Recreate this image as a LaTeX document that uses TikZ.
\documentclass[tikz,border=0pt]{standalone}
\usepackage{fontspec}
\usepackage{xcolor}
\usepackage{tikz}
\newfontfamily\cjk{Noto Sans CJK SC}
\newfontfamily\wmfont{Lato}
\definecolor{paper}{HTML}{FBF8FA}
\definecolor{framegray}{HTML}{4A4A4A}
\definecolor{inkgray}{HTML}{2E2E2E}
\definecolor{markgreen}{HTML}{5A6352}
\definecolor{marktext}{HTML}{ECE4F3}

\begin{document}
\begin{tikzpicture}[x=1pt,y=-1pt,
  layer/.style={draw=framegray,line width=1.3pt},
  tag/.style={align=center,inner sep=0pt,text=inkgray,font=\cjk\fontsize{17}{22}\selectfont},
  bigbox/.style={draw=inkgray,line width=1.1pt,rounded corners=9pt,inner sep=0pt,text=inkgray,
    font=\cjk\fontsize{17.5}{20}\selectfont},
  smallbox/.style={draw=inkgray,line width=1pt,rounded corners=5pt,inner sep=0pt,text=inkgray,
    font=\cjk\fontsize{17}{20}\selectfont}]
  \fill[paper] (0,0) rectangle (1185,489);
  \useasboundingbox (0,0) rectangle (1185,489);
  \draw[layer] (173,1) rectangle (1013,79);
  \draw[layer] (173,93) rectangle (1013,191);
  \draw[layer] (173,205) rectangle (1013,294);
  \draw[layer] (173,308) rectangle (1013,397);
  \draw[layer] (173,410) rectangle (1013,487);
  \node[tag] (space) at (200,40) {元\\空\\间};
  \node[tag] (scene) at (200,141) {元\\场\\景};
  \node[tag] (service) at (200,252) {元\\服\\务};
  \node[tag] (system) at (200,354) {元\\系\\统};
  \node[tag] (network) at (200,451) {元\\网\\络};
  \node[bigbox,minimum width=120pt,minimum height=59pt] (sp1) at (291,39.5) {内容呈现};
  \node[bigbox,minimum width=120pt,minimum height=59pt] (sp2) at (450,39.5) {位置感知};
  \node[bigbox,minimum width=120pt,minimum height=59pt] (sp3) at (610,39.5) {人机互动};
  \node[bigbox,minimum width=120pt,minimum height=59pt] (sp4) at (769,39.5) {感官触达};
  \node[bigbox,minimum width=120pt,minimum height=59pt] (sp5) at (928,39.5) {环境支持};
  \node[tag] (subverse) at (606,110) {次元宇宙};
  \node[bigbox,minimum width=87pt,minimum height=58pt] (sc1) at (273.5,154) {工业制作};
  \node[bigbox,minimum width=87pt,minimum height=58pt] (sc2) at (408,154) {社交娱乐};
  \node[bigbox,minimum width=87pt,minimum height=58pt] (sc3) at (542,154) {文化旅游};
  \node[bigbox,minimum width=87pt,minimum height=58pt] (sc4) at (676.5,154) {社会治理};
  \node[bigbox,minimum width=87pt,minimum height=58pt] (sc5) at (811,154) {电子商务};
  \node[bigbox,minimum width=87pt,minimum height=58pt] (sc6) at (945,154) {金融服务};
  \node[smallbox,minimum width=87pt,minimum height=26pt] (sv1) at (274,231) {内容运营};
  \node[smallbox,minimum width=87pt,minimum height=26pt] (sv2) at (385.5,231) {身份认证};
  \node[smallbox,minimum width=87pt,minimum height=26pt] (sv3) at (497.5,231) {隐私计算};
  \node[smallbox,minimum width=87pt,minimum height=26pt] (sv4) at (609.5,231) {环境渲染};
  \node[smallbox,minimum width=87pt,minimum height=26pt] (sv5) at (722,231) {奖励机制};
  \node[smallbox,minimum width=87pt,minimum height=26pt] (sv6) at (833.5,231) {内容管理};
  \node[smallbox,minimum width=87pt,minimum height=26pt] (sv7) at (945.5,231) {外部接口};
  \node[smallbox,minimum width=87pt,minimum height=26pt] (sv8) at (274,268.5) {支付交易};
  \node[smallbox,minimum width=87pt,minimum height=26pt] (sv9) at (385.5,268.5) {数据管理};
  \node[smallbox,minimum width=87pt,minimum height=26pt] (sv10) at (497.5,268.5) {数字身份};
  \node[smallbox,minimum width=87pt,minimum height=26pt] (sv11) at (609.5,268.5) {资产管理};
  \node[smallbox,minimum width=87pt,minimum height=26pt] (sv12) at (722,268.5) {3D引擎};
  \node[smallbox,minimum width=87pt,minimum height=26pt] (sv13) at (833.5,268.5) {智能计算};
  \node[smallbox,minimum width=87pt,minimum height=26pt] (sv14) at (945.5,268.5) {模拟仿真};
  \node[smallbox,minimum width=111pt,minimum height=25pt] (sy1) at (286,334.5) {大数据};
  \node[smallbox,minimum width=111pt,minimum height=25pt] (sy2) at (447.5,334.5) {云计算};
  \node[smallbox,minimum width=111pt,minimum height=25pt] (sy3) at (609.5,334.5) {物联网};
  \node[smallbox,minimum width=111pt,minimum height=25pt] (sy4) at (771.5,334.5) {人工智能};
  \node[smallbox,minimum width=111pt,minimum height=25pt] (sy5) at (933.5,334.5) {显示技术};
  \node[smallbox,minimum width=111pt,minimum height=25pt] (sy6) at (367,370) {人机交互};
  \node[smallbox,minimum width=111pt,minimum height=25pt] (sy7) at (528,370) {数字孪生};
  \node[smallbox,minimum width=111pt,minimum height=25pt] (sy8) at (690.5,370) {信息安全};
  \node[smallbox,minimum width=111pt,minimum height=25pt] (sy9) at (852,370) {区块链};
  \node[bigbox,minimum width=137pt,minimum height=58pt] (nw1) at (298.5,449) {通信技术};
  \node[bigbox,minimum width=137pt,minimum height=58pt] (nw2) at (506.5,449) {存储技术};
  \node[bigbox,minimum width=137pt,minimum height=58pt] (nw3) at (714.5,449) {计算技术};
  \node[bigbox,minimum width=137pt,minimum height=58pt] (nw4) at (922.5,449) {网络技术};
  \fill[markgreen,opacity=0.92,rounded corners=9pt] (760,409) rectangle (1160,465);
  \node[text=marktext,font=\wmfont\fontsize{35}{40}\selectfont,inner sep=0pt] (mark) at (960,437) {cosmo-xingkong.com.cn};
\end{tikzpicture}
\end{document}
------------------------
§ INSTRUCTIONS FOR THE TASK:
Print the whole listing exactly as it is.

§ EXERCISE RESULT:
Recreate this image as a LaTeX document that uses TikZ.
\documentclass[tikz,border=0pt]{standalone}
\usepackage{fontspec}
\usepackage{xcolor}
\usepackage{tikz}
\newfontfamily\cjk{Noto Sans CJK SC}
\newfontfamily\wmfont{Lato}
\definecolor{paper}{HTML}{FBF8FA}
\definecolor{framegray}{HTML}{4A4A4A}
\definecolor{inkgray}{HTML}{2E2E2E}
\definecolor{markgreen}{HTML}{5A6352}
\definecolor{marktext}{HTML}{ECE4F3}

\begin{document}
\begin{tikzpicture}[x=1pt,y=-1pt,
  layer/.style={draw=framegray,line width=1.3pt},
  tag/.style={align=center,inner sep=0pt,text=inkgray,font=\cjk\fontsize{17}{22}\selectfont},
  bigbox/.style={draw=inkgray,line width=1.1pt,rounded corners=9pt,inner sep=0pt,text=inkgray,
    font=\cjk\fontsize{17.5}{20}\selectfont},
  smallbox/.style={draw=inkgray,line width=1pt,rounded corners=5pt,inner sep=0pt,text=inkgray,
    font=\cjk\fontsize{17}{20}\selectfont}]
  \fill[paper] (0,0) rectangle (1185,489);
  \useasboundingbox (0,0) rectangle (1185,489);
  \draw[layer] (173,1) rectangle (1013,79);
  \draw[layer] (173,93) rectangle (1013,191);
  \draw[layer] (173,205) rectangle (1013,294);
  \draw[layer] (173,308) rectangle (1013,397);
  \draw[layer] (173,410) rectangle (1013,487);
  \node[tag] (space) at (200,40) {元\\空\\间};
  \node[tag] (scene) at (200,141) {元\\场\\景};
  \node[tag] (service) at (200,252) {元\\服\\务};
  \node[tag] (system) at (200,354) {元\\系\\统};
  \node[tag] (network) at (200,451) {元\\网\\络};
  \node[bigbox,minimum width=120pt,minimum height=59pt] (sp1) at (291,39.5) {内容呈现};
  \node[bigbox,minimum width=120pt,minimum height=59pt] (sp2) at (450,39.5) {位置感知};
  \node[bigbox,minimum width=120pt,minimum height=59pt] (sp3) at (610,39.5) {人机互动};
  \node[bigbox,minimum width=120pt,minimum height=59pt] (sp4) at (769,39.5) {感官触达};
  \node[bigbox,minimum width=120pt,minimum height=59pt] (sp5) at (928,39.5) {环境支持};
  \node[tag] (subverse) at (606,110) {次元宇宙};
  \node[bigbox,minimum width=87pt,minimum height=58pt] (sc1) at (273.5,154) {工业制作};
  \node[bigbox,minimum width=87pt,minimum height=58pt] (sc2) at (408,154) {社交娱乐};
  \node[bigbox,minimum width=87pt,minimum height=58pt] (sc3) at (542,154) {文化旅游};
  \node[bigbox,minimum width=87pt,minimum height=58pt] (sc4) at (676.5,154) {社会治理};
  \node[bigbox,minimum width=87pt,minimum height=58pt] (sc5) at (811,154) {电子商务};
  \node[bigbox,minimum width=87pt,minimum height=58pt] (sc6) at (945,154) {金融服务};
  \node[smallbox,minimum width=87pt,minimum height=26pt] (sv1) at (274,231) {内容运营};
  \node[smallbox,minimum width=87pt,minimum height=26pt] (sv2) at (385.5,231) {身份认证};
  \node[smallbox,minimum width=87pt,minimum height=26pt] (sv3) at (497.5,231) {隐私计算};
  \node[smallbox,minimum width=87pt,minimum height=26pt] (sv4) at (609.5,231) {环境渲染};
  \node[smallbox,minimum width=87pt,minimum height=26pt] (sv5) at (722,231) {奖励机制};
  \node[smallbox,minimum width=87pt,minimum height=26pt] (sv6) at (833.5,231) {内容管理};
  \node[smallbox,minimum width=87pt,minimum height=26pt] (sv7) at (945.5,231) {外部接口};
  \node[smallbox,minimum width=87pt,minimum height=26pt] (sv8) at (274,268.5) {支付交易};
  \node[smallbox,minimum width=87pt,minimum height=26pt] (sv9) at (385.5,268.5) {数据管理};
  \node[smallbox,minimum width=87pt,minimum height=26pt] (sv10) at (497.5,268.5) {数字身份};
  \node[smallbox,minimum width=87pt,minimum height=26pt] (sv11) at (609.5,268.5) {资产管理};
  \node[smallbox,minimum width=87pt,minimum height=26pt] (sv12) at (722,268.5) {3D引擎};
  \node[smallbox,minimum width=87pt,minimum height=26pt] (sv13) at (833.5,268.5) {智能计算};
  \node[smallbox,minimum width=87pt,minimum height=26pt] (sv14) at (945.5,268.5) {模拟仿真};
  \node[smallbox,minimum width=111pt,minimum height=25pt] (sy1) at (286,334.5) {大数据};
  \node[smallbox,minimum width=111pt,minimum height=25pt] (sy2) at (447.5,334.5) {云计算};
  \node[smallbox,minimum width=111pt,minimum height=25pt] (sy3) at (609.5,334.5) {物联网};
  \node[smallbox,minimum width=111pt,minimum height=25pt] (sy4) at (771.5,334.5) {人工智能};
  \node[smallbox,minimum width=111pt,minimum height=25pt] (sy5) at (933.5,334.5) {显示技术};
  \node[smallbox,minimum width=111pt,minimum height=25pt] (sy6) at (367,370) {人机交互};
  \node[smallbox,minimum width=111pt,minimum height=25pt] (sy7) at (528,370) {数字孪生};
  \node[smallbox,minimum width=111pt,minimum height=25pt] (sy8) at (690.5,370) {信息安全};
  \node[smallbox,minimum width=111pt,minimum height=25pt] (sy9) at (852,370) {区块链};
  \node[bigbox,minimum width=137pt,minimum height=58pt] (nw1) at (298.5,449) {通信技术};
  \node[bigbox,minimum width=137pt,minimum height=58pt] (nw2) at (506.5,449) {存储技术};
  \node[bigbox,minimum width=137pt,minimum height=58pt] (nw3) at (714.5,449) {计算技术};
  \node[bigbox,minimum width=137pt,minimum height=58pt] (nw4) at (922.5,449) {网络技术};
  \fill[markgreen,opacity=0.92,rounded corners=9pt] (760,409) rectangle (1160,465);
  \node[text=marktext,font=\wmfont\fontsize{35}{40}\selectfont,inner sep=0pt] (mark) at (960,437) {cosmo-xingkong.com.cn};
\end{tikzpicture}
\end{document}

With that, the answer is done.